On voit que la décision optimale serait de garder le silence et de n’encourir que six mois d’emprisonnement. Cependant, dans l’ignorance de ce que l’autre va faire, la tentation de dénoncer son complice en espérant que celui-ci gardera le silence, et d’être ainsi libéré, pourra être grande.
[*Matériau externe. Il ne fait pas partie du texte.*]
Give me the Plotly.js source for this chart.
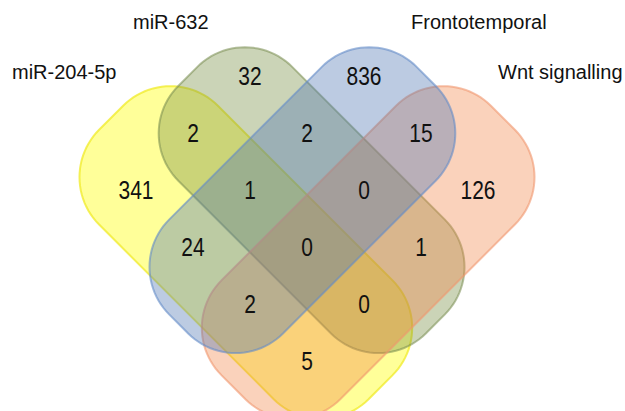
<!DOCTYPE html>
<html>
<head>
<meta charset="utf-8">
<script src="https://cdn.plot.ly/plotly-3.0.1.min.js"></script>
<style>html,body{margin:0;padding:0;background:#fff;}#chart{width:625px;height:411px;}</style>
</head>
<body>
<div id="chart"></div>
<script>
// ---- data ----
const setKeys = ['A', 'B', 'C', 'D'];
const setNames = ['miR-204-5p', 'miR-632', 'Frontotemporal', 'Wnt signalling'];
const regionKeys = ['A', 'B', 'C', 'D', 'AB', 'AC', 'AD', 'BC', 'BD', 'CD', 'ABC', 'ABD', 'ACD', 'BCD', 'ABCD'];
const regionCounts = [341, 32, 836, 126, 2, 24, 5, 2, 1, 15, 1, 0, 2, 0, 0];

// ---- geometry (layout only) ----
const CX = 307, CY = 250, CELL = 57 * Math.SQRT2;
const R = 67;
// rectangle extents in the rotated (U,V) frame, relative to the centre
const rects = {
  A: {u: [-129, 39], v: [-232, 149]},
  B: {u: [-42, 119], v: [-207, 143]},
  C: {u: [-143, 207], v: [-119, 42]},
  D: {u: [-149, 232], v: [-39, 129]}
};
const fills = {
  A: 'rgba(255,255,0,0.40)',
  B: 'rgba(117,142,67,0.38)',
  C: 'rgba(80,117,180,0.38)',
  D: 'rgba(242,130,67,0.36)'
};
const lines = {
  A: 'rgba(240,235,40,0.75)',
  B: 'rgba(120,140,80,0.55)',
  C: 'rgba(100,140,200,0.6)',
  D: 'rgba(240,150,110,0.6)'
};
const drawOrder = ['A', 'B', 'D', 'C'];

function toXY(U, V) {
  return [CX + (U + V) / Math.SQRT2, CY + (V - U) / Math.SQRT2];
}
function roundedPath(rc) {
  const [u0, u1] = rc.u, [v0, v1] = rc.v;
  const corners = [
    [u1 - R, v0 + R, -Math.PI / 2, 0],
    [u1 - R, v1 - R, 0, Math.PI / 2],
    [u0 + R, v1 - R, Math.PI / 2, Math.PI],
    [u0 + R, v0 + R, Math.PI, 1.5 * Math.PI]
  ];
  const pts = [];
  corners.forEach(([cu, cv, a0, a1]) => {
    const n = 24;
    for (let i = 0; i <= n; i++) {
      const a = a0 + (a1 - a0) * i / n;
      pts.push(toXY(cu + R * Math.cos(a), cv + R * Math.sin(a)));
    }
  });
  return 'M ' + pts.map(p => p[0].toFixed(2) + ',' + p[1].toFixed(2)).join(' L ') + ' Z';
}

const shapes = drawOrder.map(k => ({
  type: 'path', xref: 'x', yref: 'y', layer: 'below',
  path: roundedPath(rects[k]),
  fillcolor: fills[k],
  line: {color: lines[k], width: 2}
}));

// cell position of each region from its set membership
function cellOf(key) {
  const a = key.includes('A'), b = key.includes('B'), c = key.includes('C'), d = key.includes('D');
  const cu = a && b ? 0 : a ? -1 : b ? 1 : 2;
  const cv = c && d ? 0 : c ? -1 : d ? 1 : -2;
  return toXY(cu * CELL, cv * CELL);
}
const pos = regionKeys.map(cellOf);

const numTrace = {
  type: 'scatter', mode: 'text',
  x: pos.map(p => p[0]), y: pos.map(p => p[1]),
  text: regionCounts.map(String),
  textposition: 'middle center',
  textfont: {family: '"Liberation Sans", Arial, sans-serif', size: 25, color: '#111'},
  hoverinfo: 'skip', showlegend: false
};

const labelPos = {A: [64, 72], B: [171, 22], C: [479, 22], D: [560, 72]};
const annotations = setKeys.map((k, i) => ({
  x: labelPos[k][0], y: labelPos[k][1], xref: 'x', yref: 'y',
  text: setNames[i], showarrow: false,
  xanchor: 'center', yanchor: 'middle',
  font: {family: '"Liberation Sans", Arial, sans-serif', size: 20, color: '#111'}
}));

Plotly.newPlot('chart', [numTrace], {
  width: 625, height: 411,
  margin: {l: 0, r: 0, t: 0, b: 0},
  paper_bgcolor: '#fff', plot_bgcolor: '#fff',
  xaxis: {range: [0, 625], visible: false, fixedrange: true},
  yaxis: {range: [411, 0], visible: false, fixedrange: true},
  shapes: shapes,
  annotations: annotations,
  showlegend: false
}, {displayModeBar: false, staticPlot: true}).then(gd => {
  // the reference uses a narrow face for the counts: condense them horizontally
  gd.querySelectorAll('.textpoint text').forEach(t => {
    const x = parseFloat(t.getAttribute('x')), y = parseFloat(t.getAttribute('y'));
    t.setAttribute('transform', `translate(${x},${y}) scale(0.84,1) translate(${-x},${-y})`);
  });
});
</script>
</body>
</html>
Dans l’histoire, X et Y suivent le même raisonnement qui est loin d’être irrationnel et écoperont de cinq ans de prison ! S’ils avaient pu se coordonner, ils auraient sans doute opté pour un choix plus avantageux.
Ce dilemme constitue la matrice [le cœur] de toutes les situations où il existe un choix optimal, mais où les acteurs, parce qu’ils sont en concurrence, ne peuvent se coordonner les uns les autres, et tout en agissant aux mieux de leur intérêt individuel, aboutissent à une forme d’irrationalité collective.
Gérald BRONNER, La démocratie des crédules, Paris, PUF, 2013, p. 136.